* Begin Data lines *

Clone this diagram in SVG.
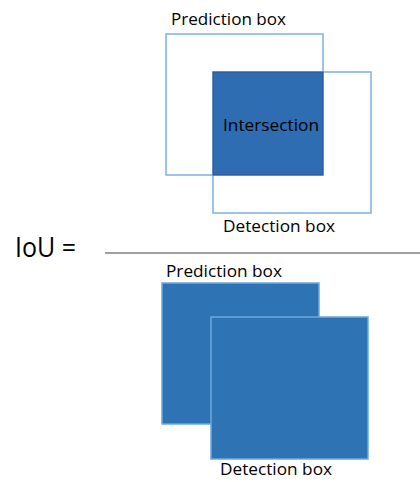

* End Data lines *
* Begin Data lines *

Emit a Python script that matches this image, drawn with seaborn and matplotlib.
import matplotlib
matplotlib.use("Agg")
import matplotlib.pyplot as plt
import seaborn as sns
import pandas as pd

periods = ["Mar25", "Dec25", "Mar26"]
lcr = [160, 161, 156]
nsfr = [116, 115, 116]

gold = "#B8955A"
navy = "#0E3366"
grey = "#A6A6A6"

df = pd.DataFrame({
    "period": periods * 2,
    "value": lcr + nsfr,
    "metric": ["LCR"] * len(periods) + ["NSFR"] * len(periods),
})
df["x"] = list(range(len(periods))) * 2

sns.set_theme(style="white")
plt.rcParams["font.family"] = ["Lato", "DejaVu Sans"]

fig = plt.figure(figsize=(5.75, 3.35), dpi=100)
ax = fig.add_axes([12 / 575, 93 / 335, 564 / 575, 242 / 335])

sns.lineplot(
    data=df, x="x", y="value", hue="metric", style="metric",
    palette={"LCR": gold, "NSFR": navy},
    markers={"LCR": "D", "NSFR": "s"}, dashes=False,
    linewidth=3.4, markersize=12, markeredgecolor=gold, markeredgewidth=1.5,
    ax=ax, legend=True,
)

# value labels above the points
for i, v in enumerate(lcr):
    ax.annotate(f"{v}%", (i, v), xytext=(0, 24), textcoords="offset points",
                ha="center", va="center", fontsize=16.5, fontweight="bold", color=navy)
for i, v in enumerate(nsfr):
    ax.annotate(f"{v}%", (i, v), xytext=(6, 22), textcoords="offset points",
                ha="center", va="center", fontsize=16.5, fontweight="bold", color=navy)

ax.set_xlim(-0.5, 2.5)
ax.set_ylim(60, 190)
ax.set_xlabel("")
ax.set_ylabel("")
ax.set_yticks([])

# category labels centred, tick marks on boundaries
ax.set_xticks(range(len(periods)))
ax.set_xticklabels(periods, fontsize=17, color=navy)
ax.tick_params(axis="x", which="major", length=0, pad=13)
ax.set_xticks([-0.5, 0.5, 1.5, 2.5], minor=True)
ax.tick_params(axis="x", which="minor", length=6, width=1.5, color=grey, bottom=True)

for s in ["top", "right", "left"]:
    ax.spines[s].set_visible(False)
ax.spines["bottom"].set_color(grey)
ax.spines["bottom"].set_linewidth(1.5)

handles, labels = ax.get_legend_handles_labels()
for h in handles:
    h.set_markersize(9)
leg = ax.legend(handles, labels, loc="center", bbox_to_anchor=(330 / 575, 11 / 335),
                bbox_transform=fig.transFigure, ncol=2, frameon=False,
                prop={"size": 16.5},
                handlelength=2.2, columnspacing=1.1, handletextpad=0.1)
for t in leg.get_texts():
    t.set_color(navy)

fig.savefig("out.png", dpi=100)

* End Data lines *

#### [Aim]
Above are the records; print exactly the lines from the line with "Emit a Python" to the line with "nsfr = [116, 115, 116]", including both, and nothing else.

#### [Result of the exercise]
Emit a Python script that matches this image, drawn with seaborn and matplotlib.
import matplotlib
matplotlib.use("Agg")
import matplotlib.pyplot as plt
import seaborn as sns
import pandas as pd

periods = ["Mar25", "Dec25", "Mar26"]
lcr = [160, 161, 156]
nsfr = [116, 115, 116]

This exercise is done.